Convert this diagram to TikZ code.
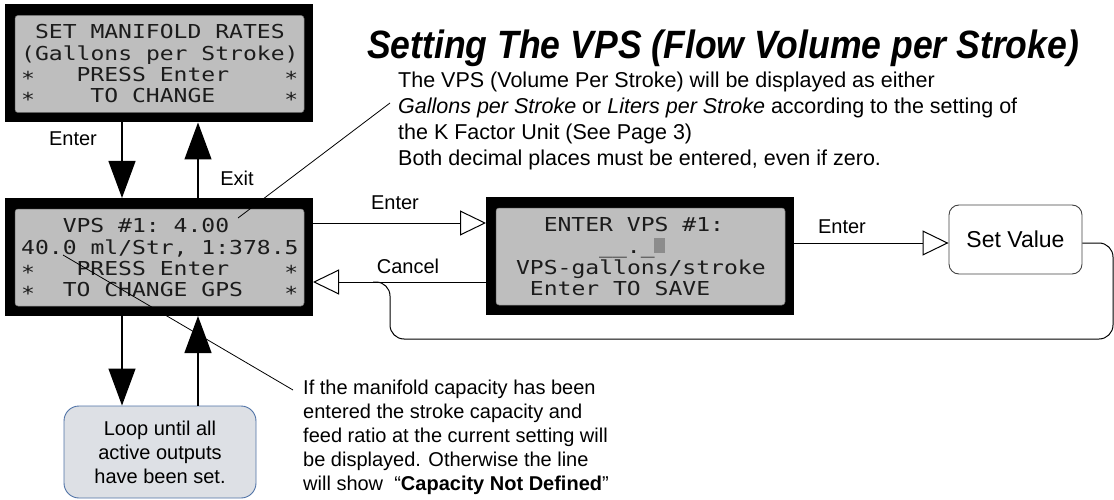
\documentclass[tikz,border=0pt]{standalone}
\usepackage{fontspec}
\setmainfont{Liberation Sans}
\newfontfamily\lcdfont{DejaVu Sans Mono}[FakeStretch=1.2]
\newfontfamily\headfont{Liberation Sans}[FakeStretch=0.9]
\usetikzlibrary{arrows.meta,calc}

\definecolor{lcdgray}{HTML}{BEBEBE}
\definecolor{lcdink}{HTML}{1C1C1C}
\definecolor{cursorgray}{HTML}{8C8C8C}
\definecolor{loopfill}{HTML}{DDE0E5}
\definecolor{loopedge}{HTML}{4F72A6}

% one character cell of the LCD, used for blanks inside a run
\newcommand\lcdgap{\hspace*{13.85pt}}
% the LCD star sits at mid height of a cell
\newcommand\lcdstar{\raisebox{-4.5pt}{*}}
% one run of LCD characters: name, panel, baseline offset, column, text
\newcommand\lcdrun[5]{%
  \node[lcdtxt] (#1) at ($(#2.north west)+(16+13.85*#4,#3)$) {#5};}

\begin{document}
\begin{tikzpicture}[x=1pt,y=-1pt,
  lcdframe/.style={fill=black, minimum width=308pt, minimum height=118pt,
    inner sep=0pt, outer sep=0pt},
  lcdtxt/.style={font=\lcdfont\fontsize{19.2}{22}\selectfont, text=lcdink,
    inner sep=0pt, anchor=base west},
  lbl/.style={font=\fontsize{20}{24}\selectfont, inner sep=0pt},
  leader/.style={line width=0.8pt},
  solidhead/.style={line width=1.3pt, -{Triangle[length=37pt,width=27pt]}},
  openhead/.style={line width=1pt, -{Triangle[open,length=26pt,width=25pt]}},
]
\useasboundingbox (0,0) rectangle (1114,500);

% guide coordinates
\coordinate (cL) at (122,0);
\coordinate (cR) at (198,0);
\coordinate (rowA) at (0,223);
\coordinate (rowB) at (0,282);
\coordinate (rowC) at (0,243);

% LCD panels
\node[lcdframe] (p1) at (159,63.5) {};
\node[lcdframe] (p2) at (159,257) {};
\node[lcdframe] (p3) at (640,256) {};
\foreach \p in {p1,p2,p3}
  \filldraw[fill=lcdgray, draw=black!55, line width=0.5pt, rounded corners=3pt]
    ([shift={(10pt,-11pt)}]\p.north west) rectangle ([shift={(-9pt,10pt)}]\p.south east);

% panel 1
\lcdrun{p1a}{p1}{34}{1}{SET\lcdgap MANIFOLD\lcdgap RATES}
\lcdrun{p1b}{p1}{56}{0}{(Gallons\lcdgap per\lcdgap Stroke)}
\lcdrun{p1c}{p1}{77}{0}{\lcdstar}
\lcdrun{p1d}{p1}{77}{4}{PRESS\lcdgap Enter}
\lcdrun{p1e}{p1}{77}{19}{\lcdstar}
\lcdrun{p1f}{p1}{98}{0}{\lcdstar}
\lcdrun{p1g}{p1}{98}{5}{TO\lcdgap CHANGE}
\lcdrun{p1h}{p1}{98}{19}{\lcdstar}

% panel 2
\lcdrun{p2a}{p2}{34}{3}{VPS\lcdgap\#1:\lcdgap 4.00}
\lcdrun{p2b}{p2}{56}{0}{40.0\lcdgap ml/Str,\lcdgap 1:378.5}
\lcdrun{p2c}{p2}{77}{0}{\lcdstar}
\lcdrun{p2d}{p2}{77}{4}{PRESS\lcdgap Enter}
\lcdrun{p2e}{p2}{77}{19}{\lcdstar}
\lcdrun{p2f}{p2}{98}{0}{\lcdstar}
\lcdrun{p2g}{p2}{98}{3}{TO\lcdgap CHANGE\lcdgap GPS}
\lcdrun{p2h}{p2}{98}{19}{\lcdstar}

% panel 3
\lcdrun{p3a}{p3}{34}{3}{ENTER\lcdgap VPS\lcdgap\#1:}
\lcdrun{p3b}{p3}{56}{7}{\_\_.\_}
\fill[cursorgray] ($(p3.north west)+(16+13.85*11,56)$) rectangle ++(11,-15);
\lcdrun{p3c}{p3}{77}{1}{VPS-gallons/stroke}
\lcdrun{p3d}{p3}{98}{2}{Enter\lcdgap TO\lcdgap SAVE}

% other boxes
\node[draw=black!75, line width=0.9pt, rounded corners=10pt, minimum width=133pt,
  minimum height=69pt, inner sep=0pt, font=\fontsize{23}{27}\selectfont]
  (setv) at (1015.5,239.5) {Set Value};
\node[draw=loopedge, fill=loopfill, line width=0.9pt, rounded corners=15pt,
  minimum width=192pt, minimum height=92pt, align=center, inner sep=0pt,
  font=\fontsize{20}{24}\selectfont] (loop) at (160,452)
  {Loop until all\\active outputs\\have been set.};

% title and notes
\node[anchor=base west, inner sep=0pt,
  font=\headfont\fontsize{39.5}{44}\selectfont\bfseries\itshape] (title) at (367,59)
  {Setting The VPS (Flow Volume per Stroke)};
\node[anchor=north west, inner sep=0pt, align=left,
  font=\fontsize{21.5}{26}\selectfont] (note1) at (398,72)
  {The VPS (Volume Per Stroke) will be displayed as either\\
   \textit{Gallons per Stroke} or \textit{Liters per Stroke} according to the setting of\\
   the K Factor Unit (See Page 3)\\
   Both decimal places must be entered, even if zero.};
\node[anchor=north west, inner sep=0pt, align=left,
  font=\fontsize{20}{24}\selectfont] (note2) at (303,380)
  {If the manifold capacity has been\\
   entered the stroke capacity and\\
   feed ratio at the current setting will\\
   be displayed. Otherwise the line\\
   will show~ “\textbf{Capacity Not Defined}”};

% vertical transitions
\draw[solidhead] (p1.south -| cL) -- (p2.north -| cL);
\draw[solidhead] (p2.north -| cR) -- (p1.south -| cR);
\draw[solidhead] (p2.south -| cL) -- (loop.north -| cL);
\draw[solidhead] (loop.north -| cR) -- (p2.south -| cR);
\node[lbl] (lblEnterA) at (73,139) {Enter};
\node[lbl] (lblExit) at (237,178) {Exit};

% horizontal transitions
\draw[openhead] (p2.east |- rowA) -- (p3.west |- rowA);
\node[lbl] (lblEnterB) at (395,203) {Enter};
\draw[openhead] (p3.west |- rowB) -- (p2.east |- rowB);
\node[lbl] (lblCancel) at (408,266) {Cancel};
\draw[openhead] (p3.east |- rowC) -- (setv.west |- rowC);
\node[lbl] (lblEnterC) at (842,227) {Enter};

% return path from Set Value back onto the Cancel line
\coordinate (join) at (373,282);
\draw[line width=1pt, rounded corners=14pt]
  (setv.east |- rowC) -- (1113,243) -- (1113,339) -- (390,339) -- (390,282) -- (join);

% leader lines
\coordinate (lead1a) at (390,103);
\coordinate (lead1b) at (238,218);
\draw[leader] (lead1a) -- (lead1b);
\coordinate (lead2a) at (63,255);
\coordinate (lead2b) at (293,390);
\draw[leader] (lead2a) -- (lead2b);
\end{tikzpicture}
\end{document}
□ □ □ □
DIRECTION:
Copy nothing but the lines from the top of the data down to the line containing "(#1) at ($(#2.north", and leave the pictures out.

OUTPUT FOR THIS TASK:
Convert this diagram to TikZ code.
\documentclass[tikz,border=0pt]{standalone}
\usepackage{fontspec}
\setmainfont{Liberation Sans}
\newfontfamily\lcdfont{DejaVu Sans Mono}[FakeStretch=1.2]
\newfontfamily\headfont{Liberation Sans}[FakeStretch=0.9]
\usetikzlibrary{arrows.meta,calc}

\definecolor{lcdgray}{HTML}{BEBEBE}
\definecolor{lcdink}{HTML}{1C1C1C}
\definecolor{cursorgray}{HTML}{8C8C8C}
\definecolor{loopfill}{HTML}{DDE0E5}
\definecolor{loopedge}{HTML}{4F72A6}

% one character cell of the LCD, used for blanks inside a run
\newcommand\lcdgap{\hspace*{13.85pt}}
% the LCD star sits at mid height of a cell
\newcommand\lcdstar{\raisebox{-4.5pt}{*}}
% one run of LCD characters: name, panel, baseline offset, column, text
\newcommand\lcdrun[5]{%
  \node[lcdtxt] (#1) at ($(#2.north west)+(16+13.85*#4,#3)$) {#5};}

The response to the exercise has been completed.